### STORED DATA
┌──

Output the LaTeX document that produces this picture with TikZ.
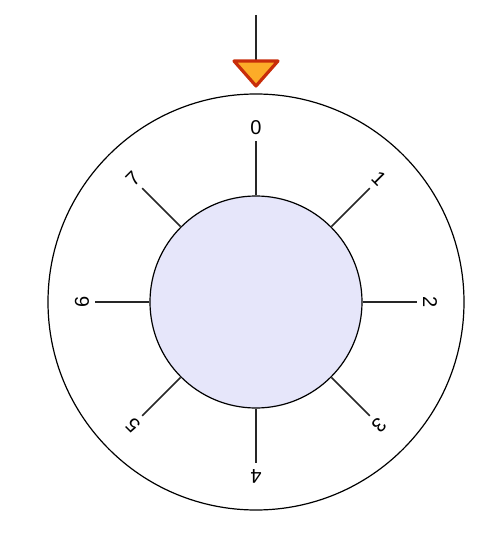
\documentclass[tikz,border=0pt]{standalone}
\usepackage{fontspec}
\setmainfont{Liberation Sans}
\definecolor{hubfill}{RGB}{230,230,250}
\definecolor{feedred}{RGB}{200,45,10}
\definecolor{feedorange}{RGB}{252,172,40}
\tikzset{
  spoke/.style={line width=1.6pt, color=black!85},
  portlabel/.style={font=\fontsize{20}{24}\selectfont, inner sep=0pt}
}

\begin{document}
\begin{tikzpicture}[x=1pt,y=1pt]
		%%%%% START %%%%%
		\useasboundingbox (-256,-239) rectangle (244,302);
		
		\node[circle, draw, line width=1.2pt, minimum size=416pt, inner sep=0pt] (rim) at (0,0) {};
		\node[circle, draw, line width=1.2pt, fill=hubfill, minimum size=212pt, inner sep=0pt] (hub) at (0,0) {};
		
		\foreach \k in {0,...,7}{
			\pgfmathsetmacro\ang{90-45*\k}
			\coordinate (tip\k) at (\ang:161);
			\draw[spoke] (hub.\ang) -- (tip\k);
			\node[portlabel, rotate=-45*\k] (lab\k) at (\ang:174) {\k};
		}
		
		% feed at the top
		\coordinate (feedtop) at (0,287);
		\coordinate (feedbase) at (0,242);
		\draw[line width=1.6pt, color=black!85] (feedtop) -- (feedbase);
		\draw[line width=3.2pt, color=feedred, fill=feedorange, line join=round] (-22,241) -- (22,241) -- (0,216) -- cycle;
		
		%%%%% END %%%%%
\end{tikzpicture}
\end{document}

└──

### WHAT THE TASK REQUIRES
From the material above, reproduce everything verbatim except the pictures.

### ANSWER TO THE TASK
Output the LaTeX document that produces this picture with TikZ.
\documentclass[tikz,border=0pt]{standalone}
\usepackage{fontspec}
\setmainfont{Liberation Sans}
\definecolor{hubfill}{RGB}{230,230,250}
\definecolor{feedred}{RGB}{200,45,10}
\definecolor{feedorange}{RGB}{252,172,40}
\tikzset{
  spoke/.style={line width=1.6pt, color=black!85},
  portlabel/.style={font=\fontsize{20}{24}\selectfont, inner sep=0pt}
}

\begin{document}
\begin{tikzpicture}[x=1pt,y=1pt]
		%%%%% START %%%%%
		\useasboundingbox (-256,-239) rectangle (244,302);
		
		\node[circle, draw, line width=1.2pt, minimum size=416pt, inner sep=0pt] (rim) at (0,0) {};
		\node[circle, draw, line width=1.2pt, fill=hubfill, minimum size=212pt, inner sep=0pt] (hub) at (0,0) {};
		
		\foreach \k in {0,...,7}{
			\pgfmathsetmacro\ang{90-45*\k}
			\coordinate (tip\k) at (\ang:161);
			\draw[spoke] (hub.\ang) -- (tip\k);
			\node[portlabel, rotate=-45*\k] (lab\k) at (\ang:174) {\k};
		}
		
		% feed at the top
		\coordinate (feedtop) at (0,287);
		\coordinate (feedbase) at (0,242);
		\draw[line width=1.6pt, color=black!85] (feedtop) -- (feedbase);
		\draw[line width=3.2pt, color=feedred, fill=feedorange, line join=round] (-22,241) -- (22,241) -- (0,216) -- cycle;
		
		%%%%% END %%%%%
\end{tikzpicture}
\end{document}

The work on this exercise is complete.